Esta semana, mientras la televisión embadurnaba las paredes y los techos de mi casa con esa bacteria dialéctica indigesta y miserable en que ha venido a convertirse el debate político, mis ojos, huyendo de la pantalla, dieron por recorrer los lugares más recónditos de mi biblioteca, y se pararon —como el dedo que a ciegas marca un punto en la bola del mundo adonde un aventurero pretende dirigirse— en un pequeño volumen de Juan Ramón Jiménez que se titula Diario de un poeta reciencasado.

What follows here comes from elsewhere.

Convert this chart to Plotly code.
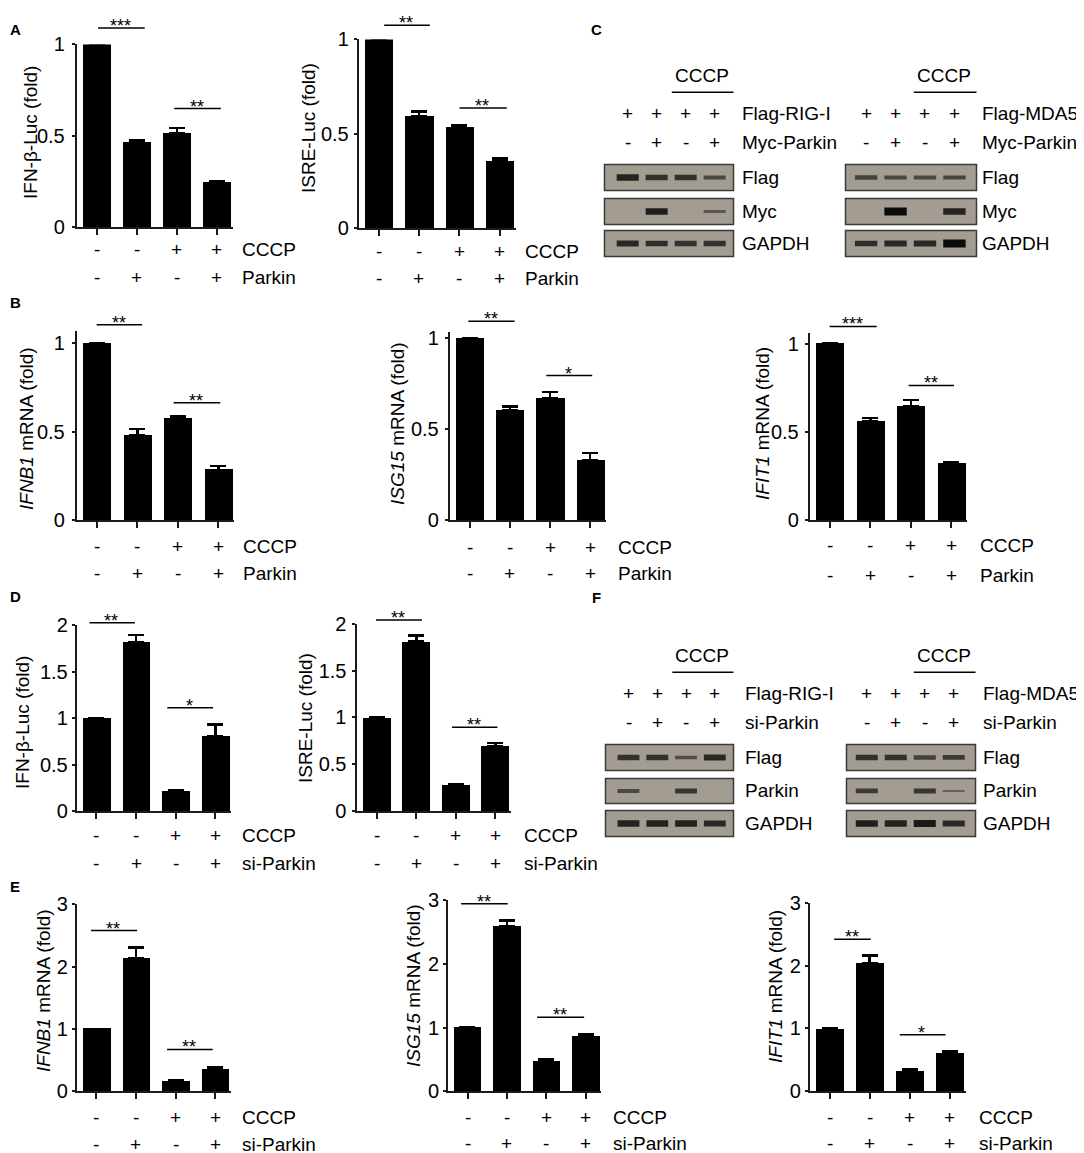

Y, como en un agujero de gusano, me vi transportado a los años del joven andaluz que por Madrid frecuentaba la Residencia de Estudiantes y que allí pegaba la oreja a las paredes para oír la risa de Zenobia Camprubí, «la americanita». Yo conocí a Zenobia en una foto de la revista Nueva Estafeta, allá por 1979, y luego le leí las traducciones —del inglés, no del bengalí— de las obras de Rabindranath Tagore en unos volúmenes que me compré en La Habana hace casi cuarenta años.
Juan Ramón fue más allá. Se casó con ella y escribió el libro de poemas —en verso y prosa— que se escondía en mis estantes. Una de las cumbres de la literatura española del pasado siglo. Una obra que, pongo la mano en el fuego, ninguno de los que se insultan desde sus poltronas ha leído, ni falta que les hace.
Cuando a Juan Ramón le dieron el Premio Nobel de Literatura, en 1956, se encontraba en su casa de Puerto Rico. Tres días después se le murió Zenobia. Él, claro está, no recogió el premio. Murió apenas dos años más tarde.